RAAD, an official, student-run club, states its mission is “to promote an inclusive environment at Tisch…where [students of color] cannot see ourselves in our teachers, in the art work we study or in our classmates.” While advocating for curriculum changes, a more diverse faculty and a film mentorship program, the group offers a supportive network for black and brown students who often feel alienated in majority-white majors. RAAD has participated in the school’s listening session on diversity and inclusion and organized an installation in the lobby of the Tisch building asking students to record their experiences based on prompts like “Have you ever seen yourself represented onscreen in class?” While Zuniga notes that not all students and faculty have welcomed her provocations of the status quo, small steps have been made: The faculty has hired more instructors of color, and all instructors are given more diversity training. “Whenever a teacher or an administrator in the film program runs into me, they tend to tell me updates like, ‘We’ve hired four more faculty of color,’” recounts Zuniga, which speaks to the influence she’s had at Tisch, but also to white fragility, in the sense of a deep need for validation for overdue micro-progressions. “I’m like, that’s awesome but do you want me to congratulate you? Do you want me to give you a high-five?”

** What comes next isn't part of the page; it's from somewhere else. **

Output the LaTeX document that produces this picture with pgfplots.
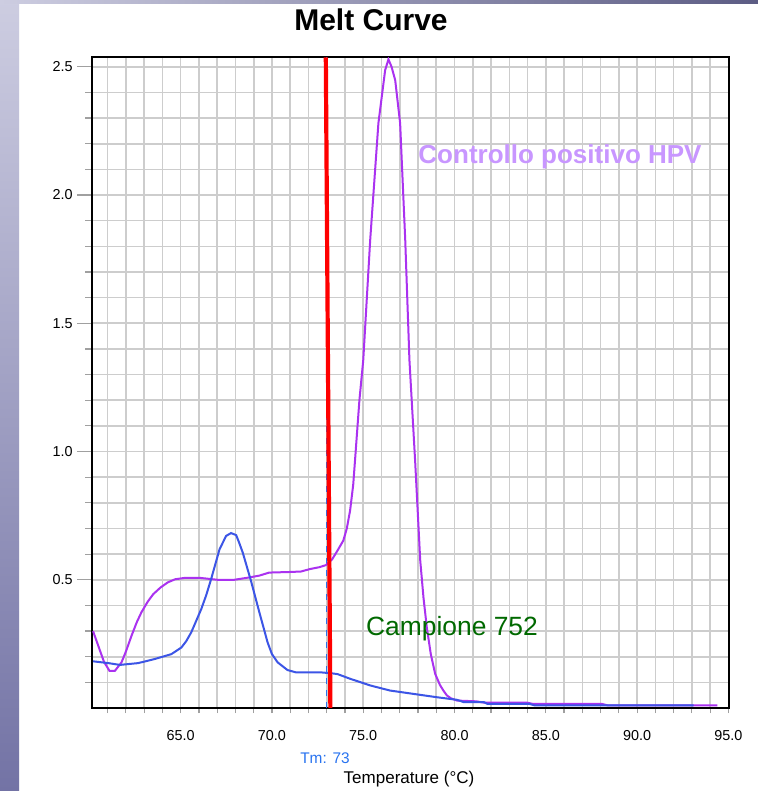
\documentclass[border=0pt]{standalone}
\usepackage{pgfplots}
\pgfplotsset{compat=1.18}
\usepackage{fontspec}
\setmainfont{Liberation Sans}
\definecolor{purp}{RGB}{170,50,240}
\definecolor{purptext}{RGB}{200,150,255}
\definecolor{bluec}{RGB}{60,85,230}
\definecolor{tmblue}{RGB}{40,115,240}
\definecolor{greent}{RGB}{0,105,0}
\definecolor{gridc}{RGB}{205,205,205}
\definecolor{tickc}{RGB}{160,160,160}
\definecolor{bgA}{RGB}{205,205,225}
\definecolor{bgB}{RGB}{115,115,165}

\pgfplotstableread{
x y
60.2 0.30
60.5 0.24
60.8 0.18
61.1 0.145
61.4 0.145
61.76 0.178
62.0 0.22
62.31 0.282
62.6 0.335
62.85 0.373
63.2 0.415
63.5 0.444
63.9 0.47
64.3 0.49
64.7 0.502
65.2 0.507
66.1 0.507
67.0 0.500
67.95 0.500
68.67 0.508
69.3 0.516
69.85 0.528
70.85 0.530
71.58 0.532
72.1 0.542
72.6 0.549
72.95 0.557
73.3 0.58
73.6 0.615
73.91 0.653
74.1 0.70
74.28 0.77
74.45 0.87
74.55 0.966
74.79 1.2
75.0 1.356
75.38 1.824
75.83 2.28
76.2 2.487
76.38 2.529
76.55 2.50
76.75 2.448
77.02 2.28
77.3 1.824
77.53 1.356
77.84 0.966
78.12 0.576
78.3 0.43
78.48 0.315
78.7 0.21
78.94 0.133
79.2 0.09
79.39 0.068
79.58 0.049
79.8 0.038
80.13 0.029
81.2 0.026
81.59 0.021
83.96 0.021
84.3 0.016
88.07 0.016
88.4 0.01
94.4 0.01
}\purpdata

\pgfplotstableread{
x y
60.2 0.182
61.04 0.175
61.67 0.168
62.67 0.175
63.58 0.191
64.49 0.21
65.04 0.236
65.3 0.26
65.58 0.295
66.13 0.386
66.4 0.44
66.67 0.503
67.13 0.619
67.49 0.671
67.76 0.682
68.04 0.674
68.2 0.645
68.4 0.606
68.85 0.496
69.31 0.373
69.76 0.256
70.0 0.21
70.31 0.178
70.85 0.148
71.31 0.139
72.67 0.139
73.3 0.135
73.6 0.132
74.28 0.114
75.38 0.088
76.47 0.068
77.75 0.055
79.03 0.042
80.13 0.032
80.5 0.023
81.6 0.023
81.8 0.016
84.1 0.016
84.4 0.01
93.1 0.01
}\bluedata

\begin{document}
\begin{tikzpicture}[x=1pt,y=1pt]
\fill[white] (0,0) rectangle (379,395.5);
\shade[top color=bgA, bottom color=bgB] (0,0) rectangle (9.5,395.5);
\shade[left color=bgA, right color=bgB!80!black] (0,393.5) rectangle (379,395.5);

% y ticks (longer) and labels
\begin{axis}[
  scale only axis, width=318.5pt, height=325.35pt,
  at={(46.15pt,41.5pt)}, anchor=south west,
  xmin=60.16, xmax=95.05, ymin=0, ymax=2.537,
  axis line style={draw=none},
  xtick=\empty,
  ytick pos=left,
  ytick={0.5,1,1.5,2,2.5},
  minor ytick={0.1,0.2,0.3,0.4,0.6,0.7,0.8,0.9,1.1,1.2,1.3,1.4,1.6,1.7,1.8,1.9,2.1,2.2,2.3,2.4},
  tick align=outside,
  major tick length=7.5pt, minor tick length=3.5pt,
  ytick style={draw=tickc, line width=0.6pt},
  minor y tick style={draw=tickc, line width=0.6pt},
  yticklabel style={font=\fontsize{7.2}{8}\selectfont, xshift=1.2pt},
  /pgf/number format/assume math mode=true,
  /pgf/number format/.cd, fixed, fixed zerofill, precision=1,
]
\end{axis}

\begin{axis}[
  scale only axis, width=318.5pt, height=325.35pt,
  at={(46.15pt,41.5pt)}, anchor=south west,
  xmin=60.16, xmax=95.05, ymin=0, ymax=2.537,
  xtick pos=bottom, ytick pos=left,
  xtick={65,70,75,80,85,90,95},
  minor xtick={61,62,63,64,66,67,68,69,71,72,73,74,76,77,78,79,81,82,83,84,86,87,88,89,91,92,93,94},
  ytick={0.5,1,1.5,2,2.5},
  minor ytick={0.1,0.2,0.3,0.4,0.6,0.7,0.8,0.9,1.1,1.2,1.3,1.4,1.6,1.7,1.8,1.9,2.1,2.2,2.3,2.4},
  yticklabels={},
  grid=both,
  major grid style={draw=gridc, line width=0.8pt},
  minor grid style={draw=gridc, line width=0.8pt},
  tick align=outside,
  major tick length=2.5pt, minor tick length=2.5pt,
  xtick style={draw=tickc, line width=0.6pt},
  minor x tick style={draw=tickc, line width=0.6pt},
  ytick style={draw=tickc, line width=0.6pt},
  minor y tick style={draw=tickc, line width=0.6pt},
  axis line style={draw=black, line width=1pt},
  xticklabel style={font=\fontsize{7.2}{8}\selectfont, yshift=-5pt},
  /pgf/number format/assume math mode=true,
  xticklabel={\pgfmathprintnumber[fixed,fixed zerofill,precision=1]{\tick}},
]
\addplot[tmblue, dashed, line width=0.5pt, forget plot] coordinates {(73,0) (73,2.537)};
\addplot[purp, line width=1pt, no marks] table[x=x,y=y] {\purpdata};
\addplot[bluec, line width=1pt, no marks] table[x=x,y=y] {\bluedata};
\addplot[red, line width=2.1pt, no marks] coordinates {(72.95,2.537) (73.2,0)};
\end{axis}

\node[anchor=base, inner sep=0, font=\fontsize{15}{18}\selectfont\bfseries] at (185.5,380) {Melt Curve};
\node[anchor=base, inner sep=0, text=purptext, font=\fontsize{13}{15}\selectfont\bfseries] at (280,313.85) {Controllo positivo HPV};
\node[anchor=base, inner sep=0, text=greent, font=\fontsize{13.2}{15}\selectfont] at (226,77.5) {Campione 752};
\node[anchor=base, inner sep=0, text=tmblue, font=\fontsize{7.7}{9}\selectfont] at (162.5,13.5) {Tm: 73};
\node[anchor=base, inner sep=0, font=\fontsize{8.5}{10}\selectfont] at (204.5,4) {Temperature (°C)};

\pgfresetboundingbox
\useasboundingbox (0,0) rectangle (379,395.5);
\end{tikzpicture}
\end{document}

“Obviously, academia moves slowly,” reminds Norman Hollyn, a professor at USC Cinematic Arts and president of the University Film & Video Foundation. At USC, faculty and administrators started making changes a little over a year ago, and like at NYU, the impetus was student pressure. Hollyn notes these include “the formation of inclusivity committees, hiring of underrepresented filmmakers on our faculty [and] a better and more diverse selection of clips [to teach concepts like ‘long shots,’ ‘zoom shots,’ ‘crossing the line’].” He adds, “We are also introducing a mandatory class in diversity to be taken by all incoming first semester graduate students.”
Through the UFVA, filmmaker Jen Proctor has been conducting surveys, finding that “the limitations of the canon as shared in film classes are perhaps the most often cited among both faculty and students as a way in which we fail our diverse student bodies, both in film production classes and in film studies classes.” The diversity of the films taught and the diversity of the instructors teaching them are, of course, related. “Instructors who are women, of color and/or LGBT make far more of an effort to be inclusive because we are forced to pay attention to issues of identity, difference and diversity on account of who we are,” contends Mary Celeste Kearney, director of gender studies and associate professor of film, television and theatre at the University of Notre Dame.
While some schools are just now starting to think about diversity, the University of California, Los Angeles is a notable exception. In 1969, Eliseo Taylor, one of the school’s few Black faculty members, initiated the Ethno-Communications Program, working with a coalition of minority students that included Charles Burnett. While the program only lasted until 1973, it’s seen as an origin point for L.A. Rebellion cinema, acknowledging a cohort of Black filmmakers who went through the UCLA program and collaborated on one another’s films. Burnett’s 1978 film Killer of Sheep, which today is the only token African-American film on many intro class syllabuses, was actually completed as part of his UCLA degree and using university equipment. With this legacy in mind, the school continues to prioritize diversity in a spirit of reimagination. Kathleen McHugh, professor and chair of the department of film, television and digital media at UCLA, argues, “The goal is not just to shoehorn in more underrepresented groups — that is, to supplement the canon. It is to rethink the larger field of film and media culture itself.”